AIM OF THE TASK | Retype the opening lines of the listing below, ending with the line that contains "fontweight='bold', color='#1a1a1a', zorder=5)", and leave out any pictures.

DATA |
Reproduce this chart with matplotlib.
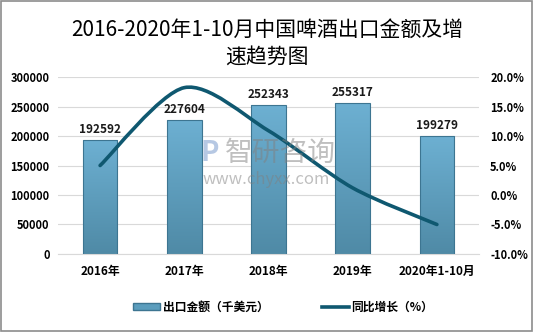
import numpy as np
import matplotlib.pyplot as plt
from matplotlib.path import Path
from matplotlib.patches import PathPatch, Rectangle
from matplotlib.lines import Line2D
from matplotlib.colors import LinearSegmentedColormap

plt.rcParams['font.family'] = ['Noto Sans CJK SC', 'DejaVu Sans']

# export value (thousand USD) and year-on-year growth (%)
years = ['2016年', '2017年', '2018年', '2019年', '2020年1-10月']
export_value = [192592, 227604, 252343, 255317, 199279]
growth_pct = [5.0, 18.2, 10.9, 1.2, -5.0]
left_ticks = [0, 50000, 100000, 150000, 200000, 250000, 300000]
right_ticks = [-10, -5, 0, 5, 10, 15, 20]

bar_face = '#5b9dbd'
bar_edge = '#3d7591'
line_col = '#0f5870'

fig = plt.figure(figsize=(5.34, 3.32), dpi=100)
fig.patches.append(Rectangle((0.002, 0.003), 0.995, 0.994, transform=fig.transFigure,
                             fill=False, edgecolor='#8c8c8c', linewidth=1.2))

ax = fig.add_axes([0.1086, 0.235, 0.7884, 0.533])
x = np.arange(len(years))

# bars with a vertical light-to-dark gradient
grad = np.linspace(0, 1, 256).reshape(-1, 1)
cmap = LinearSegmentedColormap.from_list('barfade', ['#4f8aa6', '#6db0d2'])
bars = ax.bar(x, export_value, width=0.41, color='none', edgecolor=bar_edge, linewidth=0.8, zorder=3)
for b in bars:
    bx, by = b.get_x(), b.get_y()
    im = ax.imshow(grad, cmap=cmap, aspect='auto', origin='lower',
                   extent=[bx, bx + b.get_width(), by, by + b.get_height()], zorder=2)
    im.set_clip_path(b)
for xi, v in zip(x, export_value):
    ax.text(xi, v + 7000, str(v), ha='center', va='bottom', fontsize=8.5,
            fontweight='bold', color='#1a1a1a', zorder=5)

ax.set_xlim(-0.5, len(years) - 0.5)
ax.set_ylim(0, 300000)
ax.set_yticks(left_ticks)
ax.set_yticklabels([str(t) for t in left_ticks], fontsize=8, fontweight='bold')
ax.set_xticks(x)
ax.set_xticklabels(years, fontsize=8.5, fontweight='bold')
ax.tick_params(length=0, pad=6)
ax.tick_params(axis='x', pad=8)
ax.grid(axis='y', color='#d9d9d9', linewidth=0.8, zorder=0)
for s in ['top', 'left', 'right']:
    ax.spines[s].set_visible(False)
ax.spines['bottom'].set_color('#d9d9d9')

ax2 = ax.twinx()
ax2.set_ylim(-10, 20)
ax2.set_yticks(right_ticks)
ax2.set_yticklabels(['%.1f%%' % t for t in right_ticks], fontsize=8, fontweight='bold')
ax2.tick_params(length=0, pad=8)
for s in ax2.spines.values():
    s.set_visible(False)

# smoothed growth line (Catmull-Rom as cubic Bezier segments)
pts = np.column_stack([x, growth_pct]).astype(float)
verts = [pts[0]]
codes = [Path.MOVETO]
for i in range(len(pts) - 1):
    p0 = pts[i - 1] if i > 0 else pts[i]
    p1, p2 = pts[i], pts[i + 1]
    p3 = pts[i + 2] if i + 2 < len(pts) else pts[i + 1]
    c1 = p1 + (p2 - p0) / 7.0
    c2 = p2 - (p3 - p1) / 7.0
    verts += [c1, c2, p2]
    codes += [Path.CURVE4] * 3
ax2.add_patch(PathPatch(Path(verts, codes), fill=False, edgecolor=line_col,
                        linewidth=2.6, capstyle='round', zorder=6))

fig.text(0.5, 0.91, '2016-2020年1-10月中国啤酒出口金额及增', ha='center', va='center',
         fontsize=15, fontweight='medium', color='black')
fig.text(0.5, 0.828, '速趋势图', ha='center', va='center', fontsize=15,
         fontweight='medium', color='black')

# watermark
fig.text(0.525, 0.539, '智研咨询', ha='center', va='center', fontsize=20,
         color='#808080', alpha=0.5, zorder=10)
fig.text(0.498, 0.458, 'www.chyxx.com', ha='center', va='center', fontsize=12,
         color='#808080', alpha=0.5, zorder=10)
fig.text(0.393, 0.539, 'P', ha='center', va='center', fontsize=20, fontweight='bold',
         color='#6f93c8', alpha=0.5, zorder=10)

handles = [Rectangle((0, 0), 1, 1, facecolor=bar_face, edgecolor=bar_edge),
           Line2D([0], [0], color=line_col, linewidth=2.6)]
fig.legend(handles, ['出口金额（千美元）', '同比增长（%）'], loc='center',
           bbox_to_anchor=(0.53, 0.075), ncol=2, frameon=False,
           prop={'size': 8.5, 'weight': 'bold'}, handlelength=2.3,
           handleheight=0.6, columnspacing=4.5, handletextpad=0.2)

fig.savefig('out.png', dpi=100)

FINAL ANSWER |
Reproduce this chart with matplotlib.
import numpy as np
import matplotlib.pyplot as plt
from matplotlib.path import Path
from matplotlib.patches import PathPatch, Rectangle
from matplotlib.lines import Line2D
from matplotlib.colors import LinearSegmentedColormap

plt.rcParams['font.family'] = ['Noto Sans CJK SC', 'DejaVu Sans']

# export value (thousand USD) and year-on-year growth (%)
years = ['2016年', '2017年', '2018年', '2019年', '2020年1-10月']
export_value = [192592, 227604, 252343, 255317, 199279]
growth_pct = [5.0, 18.2, 10.9, 1.2, -5.0]
left_ticks = [0, 50000, 100000, 150000, 200000, 250000, 300000]
right_ticks = [-10, -5, 0, 5, 10, 15, 20]

bar_face = '#5b9dbd'
bar_edge = '#3d7591'
line_col = '#0f5870'

fig = plt.figure(figsize=(5.34, 3.32), dpi=100)
fig.patches.append(Rectangle((0.002, 0.003), 0.995, 0.994, transform=fig.transFigure,
                             fill=False, edgecolor='#8c8c8c', linewidth=1.2))

ax = fig.add_axes([0.1086, 0.235, 0.7884, 0.533])
x = np.arange(len(years))

# bars with a vertical light-to-dark gradient
grad = np.linspace(0, 1, 256).reshape(-1, 1)
cmap = LinearSegmentedColormap.from_list('barfade', ['#4f8aa6', '#6db0d2'])
bars = ax.bar(x, export_value, width=0.41, color='none', edgecolor=bar_edge, linewidth=0.8, zorder=3)
for b in bars:
    bx, by = b.get_x(), b.get_y()
    im = ax.imshow(grad, cmap=cmap, aspect='auto', origin='lower',
                   extent=[bx, bx + b.get_width(), by, by + b.get_height()], zorder=2)
    im.set_clip_path(b)
for xi, v in zip(x, export_value):
    ax.text(xi, v + 7000, str(v), ha='center', va='bottom', fontsize=8.5,
            fontweight='bold', color='#1a1a1a', zorder=5)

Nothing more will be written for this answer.